▸ **What the task asks**
Reproduce the data that follows in its entirety, character for character.

▸ **Supplied records**
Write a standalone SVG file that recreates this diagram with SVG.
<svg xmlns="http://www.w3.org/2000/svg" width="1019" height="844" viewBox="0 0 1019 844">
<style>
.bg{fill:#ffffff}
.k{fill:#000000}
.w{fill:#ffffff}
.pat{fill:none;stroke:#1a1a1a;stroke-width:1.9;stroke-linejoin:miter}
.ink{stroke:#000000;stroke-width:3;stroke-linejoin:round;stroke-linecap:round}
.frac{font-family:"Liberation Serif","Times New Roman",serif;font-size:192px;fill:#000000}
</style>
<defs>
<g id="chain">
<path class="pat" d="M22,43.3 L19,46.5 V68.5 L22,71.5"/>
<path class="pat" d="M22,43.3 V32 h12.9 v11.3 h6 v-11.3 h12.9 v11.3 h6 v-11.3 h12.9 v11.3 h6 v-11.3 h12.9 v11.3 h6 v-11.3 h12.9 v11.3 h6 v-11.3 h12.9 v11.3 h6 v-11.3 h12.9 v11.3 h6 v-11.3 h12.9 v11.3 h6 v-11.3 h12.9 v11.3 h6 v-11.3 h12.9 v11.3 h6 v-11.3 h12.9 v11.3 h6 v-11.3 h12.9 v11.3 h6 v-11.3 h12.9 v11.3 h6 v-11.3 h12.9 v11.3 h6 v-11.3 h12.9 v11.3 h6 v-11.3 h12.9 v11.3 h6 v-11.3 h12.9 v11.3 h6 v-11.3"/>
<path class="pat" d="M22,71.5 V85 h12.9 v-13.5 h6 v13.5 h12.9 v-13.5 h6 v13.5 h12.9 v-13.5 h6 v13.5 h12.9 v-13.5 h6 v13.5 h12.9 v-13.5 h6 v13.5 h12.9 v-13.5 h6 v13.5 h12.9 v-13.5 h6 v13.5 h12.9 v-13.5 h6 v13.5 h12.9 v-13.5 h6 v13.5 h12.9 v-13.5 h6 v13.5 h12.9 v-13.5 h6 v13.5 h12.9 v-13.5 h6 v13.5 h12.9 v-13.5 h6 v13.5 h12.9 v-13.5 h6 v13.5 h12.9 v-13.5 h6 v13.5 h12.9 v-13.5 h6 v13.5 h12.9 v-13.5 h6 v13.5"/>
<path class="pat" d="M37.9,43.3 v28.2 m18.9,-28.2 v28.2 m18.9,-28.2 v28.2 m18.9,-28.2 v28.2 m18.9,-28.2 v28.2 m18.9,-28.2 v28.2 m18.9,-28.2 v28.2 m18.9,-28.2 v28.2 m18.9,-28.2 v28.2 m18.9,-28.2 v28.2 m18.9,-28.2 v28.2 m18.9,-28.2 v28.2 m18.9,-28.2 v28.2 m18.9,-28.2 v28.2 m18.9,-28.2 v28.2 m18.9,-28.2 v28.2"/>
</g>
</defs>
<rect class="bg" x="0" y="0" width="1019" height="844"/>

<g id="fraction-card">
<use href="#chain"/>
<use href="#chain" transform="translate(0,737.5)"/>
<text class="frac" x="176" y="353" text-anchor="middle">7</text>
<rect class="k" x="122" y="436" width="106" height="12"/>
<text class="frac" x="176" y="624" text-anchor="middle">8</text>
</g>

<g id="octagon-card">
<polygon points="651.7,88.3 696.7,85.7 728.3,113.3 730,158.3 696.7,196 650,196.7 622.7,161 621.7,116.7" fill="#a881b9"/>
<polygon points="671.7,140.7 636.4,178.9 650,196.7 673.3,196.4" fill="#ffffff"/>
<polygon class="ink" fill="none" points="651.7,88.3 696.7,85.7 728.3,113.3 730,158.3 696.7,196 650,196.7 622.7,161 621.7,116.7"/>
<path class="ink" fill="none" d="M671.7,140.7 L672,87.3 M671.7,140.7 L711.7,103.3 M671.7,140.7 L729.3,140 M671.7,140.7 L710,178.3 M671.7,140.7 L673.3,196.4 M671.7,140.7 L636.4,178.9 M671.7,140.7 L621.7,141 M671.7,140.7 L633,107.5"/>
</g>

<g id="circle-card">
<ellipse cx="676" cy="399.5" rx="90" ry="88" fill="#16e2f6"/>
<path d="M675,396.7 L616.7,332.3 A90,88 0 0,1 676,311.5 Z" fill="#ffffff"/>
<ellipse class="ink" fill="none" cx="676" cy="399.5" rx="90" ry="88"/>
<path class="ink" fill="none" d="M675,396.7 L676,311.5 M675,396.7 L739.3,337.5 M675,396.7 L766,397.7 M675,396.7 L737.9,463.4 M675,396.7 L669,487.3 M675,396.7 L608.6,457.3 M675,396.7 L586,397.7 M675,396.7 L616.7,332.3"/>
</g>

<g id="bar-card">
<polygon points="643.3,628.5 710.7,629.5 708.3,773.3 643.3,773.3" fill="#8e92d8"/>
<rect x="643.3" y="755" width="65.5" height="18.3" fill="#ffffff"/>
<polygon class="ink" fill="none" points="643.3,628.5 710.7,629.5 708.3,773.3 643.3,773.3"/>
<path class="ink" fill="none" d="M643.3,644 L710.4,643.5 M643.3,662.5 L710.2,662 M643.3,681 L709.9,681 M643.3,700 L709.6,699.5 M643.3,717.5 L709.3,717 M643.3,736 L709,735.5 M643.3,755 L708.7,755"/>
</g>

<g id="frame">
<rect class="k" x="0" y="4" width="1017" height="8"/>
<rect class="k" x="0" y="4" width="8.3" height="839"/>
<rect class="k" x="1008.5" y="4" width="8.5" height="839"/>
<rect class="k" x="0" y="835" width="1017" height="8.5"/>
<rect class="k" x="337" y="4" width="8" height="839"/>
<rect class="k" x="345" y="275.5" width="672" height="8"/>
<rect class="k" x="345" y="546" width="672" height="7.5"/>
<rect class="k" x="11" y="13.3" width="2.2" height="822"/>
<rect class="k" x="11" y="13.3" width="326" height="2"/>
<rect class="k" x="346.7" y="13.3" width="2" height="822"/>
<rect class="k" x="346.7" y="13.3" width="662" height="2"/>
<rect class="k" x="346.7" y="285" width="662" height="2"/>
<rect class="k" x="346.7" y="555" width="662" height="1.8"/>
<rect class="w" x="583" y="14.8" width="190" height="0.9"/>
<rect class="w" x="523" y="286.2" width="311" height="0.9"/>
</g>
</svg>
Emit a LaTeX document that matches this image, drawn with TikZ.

▸ **Solution for this problem**
Write a standalone SVG file that recreates this diagram with SVG.
<svg xmlns="http://www.w3.org/2000/svg" width="1019" height="844" viewBox="0 0 1019 844">
<style>
.bg{fill:#ffffff}
.k{fill:#000000}
.w{fill:#ffffff}
.pat{fill:none;stroke:#1a1a1a;stroke-width:1.9;stroke-linejoin:miter}
.ink{stroke:#000000;stroke-width:3;stroke-linejoin:round;stroke-linecap:round}
.frac{font-family:"Liberation Serif","Times New Roman",serif;font-size:192px;fill:#000000}
</style>
<defs>
<g id="chain">
<path class="pat" d="M22,43.3 L19,46.5 V68.5 L22,71.5"/>
<path class="pat" d="M22,43.3 V32 h12.9 v11.3 h6 v-11.3 h12.9 v11.3 h6 v-11.3 h12.9 v11.3 h6 v-11.3 h12.9 v11.3 h6 v-11.3 h12.9 v11.3 h6 v-11.3 h12.9 v11.3 h6 v-11.3 h12.9 v11.3 h6 v-11.3 h12.9 v11.3 h6 v-11.3 h12.9 v11.3 h6 v-11.3 h12.9 v11.3 h6 v-11.3 h12.9 v11.3 h6 v-11.3 h12.9 v11.3 h6 v-11.3 h12.9 v11.3 h6 v-11.3 h12.9 v11.3 h6 v-11.3 h12.9 v11.3 h6 v-11.3 h12.9 v11.3 h6 v-11.3 h12.9 v11.3 h6 v-11.3"/>
<path class="pat" d="M22,71.5 V85 h12.9 v-13.5 h6 v13.5 h12.9 v-13.5 h6 v13.5 h12.9 v-13.5 h6 v13.5 h12.9 v-13.5 h6 v13.5 h12.9 v-13.5 h6 v13.5 h12.9 v-13.5 h6 v13.5 h12.9 v-13.5 h6 v13.5 h12.9 v-13.5 h6 v13.5 h12.9 v-13.5 h6 v13.5 h12.9 v-13.5 h6 v13.5 h12.9 v-13.5 h6 v13.5 h12.9 v-13.5 h6 v13.5 h12.9 v-13.5 h6 v13.5 h12.9 v-13.5 h6 v13.5 h12.9 v-13.5 h6 v13.5 h12.9 v-13.5 h6 v13.5 h12.9 v-13.5 h6 v13.5"/>
<path class="pat" d="M37.9,43.3 v28.2 m18.9,-28.2 v28.2 m18.9,-28.2 v28.2 m18.9,-28.2 v28.2 m18.9,-28.2 v28.2 m18.9,-28.2 v28.2 m18.9,-28.2 v28.2 m18.9,-28.2 v28.2 m18.9,-28.2 v28.2 m18.9,-28.2 v28.2 m18.9,-28.2 v28.2 m18.9,-28.2 v28.2 m18.9,-28.2 v28.2 m18.9,-28.2 v28.2 m18.9,-28.2 v28.2 m18.9,-28.2 v28.2"/>
</g>
</defs>
<rect class="bg" x="0" y="0" width="1019" height="844"/>

<g id="fraction-card">
<use href="#chain"/>
<use href="#chain" transform="translate(0,737.5)"/>
<text class="frac" x="176" y="353" text-anchor="middle">7</text>
<rect class="k" x="122" y="436" width="106" height="12"/>
<text class="frac" x="176" y="624" text-anchor="middle">8</text>
</g>

<g id="octagon-card">
<polygon points="651.7,88.3 696.7,85.7 728.3,113.3 730,158.3 696.7,196 650,196.7 622.7,161 621.7,116.7" fill="#a881b9"/>
<polygon points="671.7,140.7 636.4,178.9 650,196.7 673.3,196.4" fill="#ffffff"/>
<polygon class="ink" fill="none" points="651.7,88.3 696.7,85.7 728.3,113.3 730,158.3 696.7,196 650,196.7 622.7,161 621.7,116.7"/>
<path class="ink" fill="none" d="M671.7,140.7 L672,87.3 M671.7,140.7 L711.7,103.3 M671.7,140.7 L729.3,140 M671.7,140.7 L710,178.3 M671.7,140.7 L673.3,196.4 M671.7,140.7 L636.4,178.9 M671.7,140.7 L621.7,141 M671.7,140.7 L633,107.5"/>
</g>

<g id="circle-card">
<ellipse cx="676" cy="399.5" rx="90" ry="88" fill="#16e2f6"/>
<path d="M675,396.7 L616.7,332.3 A90,88 0 0,1 676,311.5 Z" fill="#ffffff"/>
<ellipse class="ink" fill="none" cx="676" cy="399.5" rx="90" ry="88"/>
<path class="ink" fill="none" d="M675,396.7 L676,311.5 M675,396.7 L739.3,337.5 M675,396.7 L766,397.7 M675,396.7 L737.9,463.4 M675,396.7 L669,487.3 M675,396.7 L608.6,457.3 M675,396.7 L586,397.7 M675,396.7 L616.7,332.3"/>
</g>

<g id="bar-card">
<polygon points="643.3,628.5 710.7,629.5 708.3,773.3 643.3,773.3" fill="#8e92d8"/>
<rect x="643.3" y="755" width="65.5" height="18.3" fill="#ffffff"/>
<polygon class="ink" fill="none" points="643.3,628.5 710.7,629.5 708.3,773.3 643.3,773.3"/>
<path class="ink" fill="none" d="M643.3,644 L710.4,643.5 M643.3,662.5 L710.2,662 M643.3,681 L709.9,681 M643.3,700 L709.6,699.5 M643.3,717.5 L709.3,717 M643.3,736 L709,735.5 M643.3,755 L708.7,755"/>
</g>

<g id="frame">
<rect class="k" x="0" y="4" width="1017" height="8"/>
<rect class="k" x="0" y="4" width="8.3" height="839"/>
<rect class="k" x="1008.5" y="4" width="8.5" height="839"/>
<rect class="k" x="0" y="835" width="1017" height="8.5"/>
<rect class="k" x="337" y="4" width="8" height="839"/>
<rect class="k" x="345" y="275.5" width="672" height="8"/>
<rect class="k" x="345" y="546" width="672" height="7.5"/>
<rect class="k" x="11" y="13.3" width="2.2" height="822"/>
<rect class="k" x="11" y="13.3" width="326" height="2"/>
<rect class="k" x="346.7" y="13.3" width="2" height="822"/>
<rect class="k" x="346.7" y="13.3" width="662" height="2"/>
<rect class="k" x="346.7" y="285" width="662" height="2"/>
<rect class="k" x="346.7" y="555" width="662" height="1.8"/>
<rect class="w" x="583" y="14.8" width="190" height="0.9"/>
<rect class="w" x="523" y="286.2" width="311" height="0.9"/>
</g>
</svg>
Emit a LaTeX document that matches this image, drawn with TikZ.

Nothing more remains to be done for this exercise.